Figure scripts

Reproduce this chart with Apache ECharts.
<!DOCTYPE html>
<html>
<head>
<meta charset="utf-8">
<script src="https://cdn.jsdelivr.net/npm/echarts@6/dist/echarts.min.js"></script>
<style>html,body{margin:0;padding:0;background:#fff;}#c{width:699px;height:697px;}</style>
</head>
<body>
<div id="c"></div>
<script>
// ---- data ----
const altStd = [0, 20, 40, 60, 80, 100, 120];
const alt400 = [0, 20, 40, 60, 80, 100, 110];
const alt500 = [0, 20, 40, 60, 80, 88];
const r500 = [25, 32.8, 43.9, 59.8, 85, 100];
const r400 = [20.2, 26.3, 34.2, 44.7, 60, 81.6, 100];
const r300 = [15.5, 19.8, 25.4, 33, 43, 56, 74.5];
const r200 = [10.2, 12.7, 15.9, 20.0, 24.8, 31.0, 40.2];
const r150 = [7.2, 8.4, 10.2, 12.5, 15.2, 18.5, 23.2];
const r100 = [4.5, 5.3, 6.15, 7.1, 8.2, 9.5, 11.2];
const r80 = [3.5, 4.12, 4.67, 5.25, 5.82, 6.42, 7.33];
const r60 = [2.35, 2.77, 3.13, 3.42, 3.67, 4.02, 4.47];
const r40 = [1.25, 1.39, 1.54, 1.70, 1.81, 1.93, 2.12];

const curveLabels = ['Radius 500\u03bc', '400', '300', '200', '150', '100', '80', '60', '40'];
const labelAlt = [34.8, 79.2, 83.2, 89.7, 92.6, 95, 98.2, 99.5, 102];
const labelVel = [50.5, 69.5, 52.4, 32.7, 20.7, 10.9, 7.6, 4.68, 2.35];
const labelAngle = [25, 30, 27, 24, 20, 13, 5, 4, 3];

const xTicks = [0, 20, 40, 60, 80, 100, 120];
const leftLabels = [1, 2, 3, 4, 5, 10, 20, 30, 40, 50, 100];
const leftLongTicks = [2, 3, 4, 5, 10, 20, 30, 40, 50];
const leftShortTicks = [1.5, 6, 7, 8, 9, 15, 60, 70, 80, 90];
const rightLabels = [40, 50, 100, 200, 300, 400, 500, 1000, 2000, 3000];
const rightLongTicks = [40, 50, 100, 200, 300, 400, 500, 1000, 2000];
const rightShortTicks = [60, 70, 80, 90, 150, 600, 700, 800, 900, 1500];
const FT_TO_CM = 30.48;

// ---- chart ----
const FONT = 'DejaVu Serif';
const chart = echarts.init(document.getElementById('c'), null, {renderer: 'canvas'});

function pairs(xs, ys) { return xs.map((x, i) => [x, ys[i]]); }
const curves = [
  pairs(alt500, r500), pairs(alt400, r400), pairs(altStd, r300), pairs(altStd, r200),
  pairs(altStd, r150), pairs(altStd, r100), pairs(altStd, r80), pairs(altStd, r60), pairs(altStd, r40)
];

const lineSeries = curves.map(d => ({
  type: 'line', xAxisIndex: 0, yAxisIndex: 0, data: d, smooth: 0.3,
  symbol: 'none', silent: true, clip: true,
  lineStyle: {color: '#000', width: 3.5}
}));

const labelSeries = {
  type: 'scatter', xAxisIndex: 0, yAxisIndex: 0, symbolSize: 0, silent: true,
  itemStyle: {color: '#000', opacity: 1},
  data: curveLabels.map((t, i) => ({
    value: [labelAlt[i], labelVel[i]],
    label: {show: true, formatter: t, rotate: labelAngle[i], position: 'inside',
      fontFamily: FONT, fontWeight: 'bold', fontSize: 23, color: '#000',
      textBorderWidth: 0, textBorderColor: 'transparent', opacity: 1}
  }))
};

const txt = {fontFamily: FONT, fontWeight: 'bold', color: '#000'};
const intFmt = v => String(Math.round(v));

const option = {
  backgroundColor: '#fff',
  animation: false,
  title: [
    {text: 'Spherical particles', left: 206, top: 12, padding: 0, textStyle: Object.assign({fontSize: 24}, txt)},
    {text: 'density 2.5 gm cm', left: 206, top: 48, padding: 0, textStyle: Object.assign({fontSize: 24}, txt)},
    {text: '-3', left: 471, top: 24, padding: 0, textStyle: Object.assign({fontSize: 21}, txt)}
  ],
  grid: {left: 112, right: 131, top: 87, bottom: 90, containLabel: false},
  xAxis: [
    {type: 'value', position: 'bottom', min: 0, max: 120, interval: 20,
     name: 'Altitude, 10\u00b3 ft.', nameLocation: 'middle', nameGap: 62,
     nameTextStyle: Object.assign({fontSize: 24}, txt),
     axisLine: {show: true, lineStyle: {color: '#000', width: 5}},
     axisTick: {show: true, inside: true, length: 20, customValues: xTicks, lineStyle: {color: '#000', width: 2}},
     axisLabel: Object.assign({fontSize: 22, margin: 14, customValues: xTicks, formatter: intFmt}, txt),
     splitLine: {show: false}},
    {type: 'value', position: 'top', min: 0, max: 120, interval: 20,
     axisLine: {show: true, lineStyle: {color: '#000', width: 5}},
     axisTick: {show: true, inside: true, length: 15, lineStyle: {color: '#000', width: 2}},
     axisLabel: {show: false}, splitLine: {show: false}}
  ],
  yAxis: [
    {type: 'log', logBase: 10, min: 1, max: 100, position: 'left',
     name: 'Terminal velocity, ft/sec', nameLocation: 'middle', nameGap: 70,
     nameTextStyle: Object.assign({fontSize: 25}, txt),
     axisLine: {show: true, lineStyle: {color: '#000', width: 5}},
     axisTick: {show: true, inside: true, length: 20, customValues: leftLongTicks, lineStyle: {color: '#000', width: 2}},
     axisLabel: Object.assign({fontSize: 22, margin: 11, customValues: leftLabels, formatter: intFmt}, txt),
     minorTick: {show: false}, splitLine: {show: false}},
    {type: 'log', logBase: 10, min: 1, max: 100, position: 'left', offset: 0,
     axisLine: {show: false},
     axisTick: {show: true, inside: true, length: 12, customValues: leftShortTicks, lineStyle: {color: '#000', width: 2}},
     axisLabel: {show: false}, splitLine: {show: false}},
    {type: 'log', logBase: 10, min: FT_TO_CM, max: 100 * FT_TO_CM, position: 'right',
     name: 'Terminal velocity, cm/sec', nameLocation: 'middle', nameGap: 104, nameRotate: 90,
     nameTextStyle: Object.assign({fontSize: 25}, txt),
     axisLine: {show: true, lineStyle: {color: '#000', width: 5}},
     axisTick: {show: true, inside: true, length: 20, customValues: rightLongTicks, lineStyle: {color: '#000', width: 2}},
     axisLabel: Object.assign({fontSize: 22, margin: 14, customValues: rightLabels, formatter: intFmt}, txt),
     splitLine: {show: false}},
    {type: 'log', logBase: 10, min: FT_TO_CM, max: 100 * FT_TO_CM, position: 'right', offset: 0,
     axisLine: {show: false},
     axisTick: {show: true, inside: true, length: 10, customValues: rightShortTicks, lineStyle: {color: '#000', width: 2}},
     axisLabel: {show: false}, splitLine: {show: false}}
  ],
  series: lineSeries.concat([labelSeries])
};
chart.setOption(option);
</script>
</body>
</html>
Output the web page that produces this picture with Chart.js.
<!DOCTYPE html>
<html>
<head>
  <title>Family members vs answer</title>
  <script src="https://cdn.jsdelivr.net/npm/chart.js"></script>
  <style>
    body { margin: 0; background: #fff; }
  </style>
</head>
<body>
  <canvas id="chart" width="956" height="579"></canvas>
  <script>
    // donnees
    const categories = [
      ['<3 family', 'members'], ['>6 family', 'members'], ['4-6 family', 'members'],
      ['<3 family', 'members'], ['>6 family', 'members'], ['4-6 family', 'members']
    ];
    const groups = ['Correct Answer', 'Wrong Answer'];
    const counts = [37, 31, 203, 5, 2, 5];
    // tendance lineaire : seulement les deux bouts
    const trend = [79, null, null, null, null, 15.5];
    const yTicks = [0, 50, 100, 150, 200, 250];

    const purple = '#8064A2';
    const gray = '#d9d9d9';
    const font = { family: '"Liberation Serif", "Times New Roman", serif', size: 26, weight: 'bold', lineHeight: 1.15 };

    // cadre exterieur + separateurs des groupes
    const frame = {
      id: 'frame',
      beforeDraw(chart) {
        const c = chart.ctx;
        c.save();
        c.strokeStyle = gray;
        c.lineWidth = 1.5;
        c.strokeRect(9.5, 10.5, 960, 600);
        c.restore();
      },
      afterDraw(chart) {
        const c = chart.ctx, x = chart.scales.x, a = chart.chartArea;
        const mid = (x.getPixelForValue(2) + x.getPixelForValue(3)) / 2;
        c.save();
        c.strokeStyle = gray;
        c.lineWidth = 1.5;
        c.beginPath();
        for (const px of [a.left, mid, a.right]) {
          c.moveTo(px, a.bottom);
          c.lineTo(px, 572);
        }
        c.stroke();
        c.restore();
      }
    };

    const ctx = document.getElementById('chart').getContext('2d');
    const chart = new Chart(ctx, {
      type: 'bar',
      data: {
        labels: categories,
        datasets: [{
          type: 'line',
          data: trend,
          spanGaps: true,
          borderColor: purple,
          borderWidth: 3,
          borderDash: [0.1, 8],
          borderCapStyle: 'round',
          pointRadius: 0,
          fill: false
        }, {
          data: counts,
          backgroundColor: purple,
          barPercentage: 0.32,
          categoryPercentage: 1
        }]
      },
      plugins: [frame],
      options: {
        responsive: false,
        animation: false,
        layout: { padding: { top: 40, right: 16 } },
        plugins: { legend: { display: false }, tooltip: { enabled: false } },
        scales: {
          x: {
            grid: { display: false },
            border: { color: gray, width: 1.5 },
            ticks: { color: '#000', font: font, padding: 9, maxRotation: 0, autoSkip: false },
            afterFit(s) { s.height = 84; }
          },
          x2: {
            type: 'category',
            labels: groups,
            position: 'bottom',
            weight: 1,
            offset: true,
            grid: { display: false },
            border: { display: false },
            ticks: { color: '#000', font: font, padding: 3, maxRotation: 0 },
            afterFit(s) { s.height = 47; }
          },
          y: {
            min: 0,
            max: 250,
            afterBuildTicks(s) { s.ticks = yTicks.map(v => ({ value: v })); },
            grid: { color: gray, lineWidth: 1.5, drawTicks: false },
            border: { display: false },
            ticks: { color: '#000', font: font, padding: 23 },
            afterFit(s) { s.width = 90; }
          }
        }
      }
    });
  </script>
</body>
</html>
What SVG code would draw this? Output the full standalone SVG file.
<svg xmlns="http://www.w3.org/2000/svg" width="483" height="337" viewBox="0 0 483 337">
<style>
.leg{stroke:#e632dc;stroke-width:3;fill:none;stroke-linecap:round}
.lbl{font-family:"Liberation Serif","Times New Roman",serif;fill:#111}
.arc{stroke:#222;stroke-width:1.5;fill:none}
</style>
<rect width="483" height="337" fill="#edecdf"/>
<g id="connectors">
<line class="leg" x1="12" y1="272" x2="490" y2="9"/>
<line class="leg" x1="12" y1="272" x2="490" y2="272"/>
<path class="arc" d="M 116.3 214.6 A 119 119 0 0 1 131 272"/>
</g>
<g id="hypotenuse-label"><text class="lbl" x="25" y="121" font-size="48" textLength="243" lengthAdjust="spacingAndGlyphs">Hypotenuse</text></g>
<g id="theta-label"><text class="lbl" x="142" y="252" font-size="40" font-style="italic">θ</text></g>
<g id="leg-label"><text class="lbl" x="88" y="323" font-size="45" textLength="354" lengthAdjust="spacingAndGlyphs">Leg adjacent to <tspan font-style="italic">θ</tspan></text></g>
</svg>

Problem to solve: Take the lines from the line with "Output the web" through the line with "weight: 'bold', lineHeight: 1.15", both ends included, and give them again exactly, with nothing else.

Final answer:
Output the web page that produces this picture with Chart.js.
<!DOCTYPE html>
<html>
<head>
  <title>Family members vs answer</title>
  <script src="https://cdn.jsdelivr.net/npm/chart.js"></script>
  <style>
    body { margin: 0; background: #fff; }
  </style>
</head>
<body>
  <canvas id="chart" width="956" height="579"></canvas>
  <script>
    // donnees
    const categories = [
      ['<3 family', 'members'], ['>6 family', 'members'], ['4-6 family', 'members'],
      ['<3 family', 'members'], ['>6 family', 'members'], ['4-6 family', 'members']
    ];
    const groups = ['Correct Answer', 'Wrong Answer'];
    const counts = [37, 31, 203, 5, 2, 5];
    // tendance lineaire : seulement les deux bouts
    const trend = [79, null, null, null, null, 15.5];
    const yTicks = [0, 50, 100, 150, 200, 250];

    const purple = '#8064A2';
    const gray = '#d9d9d9';
    const font = { family: '"Liberation Serif", "Times New Roman", serif', size: 26, weight: 'bold', lineHeight: 1.15 };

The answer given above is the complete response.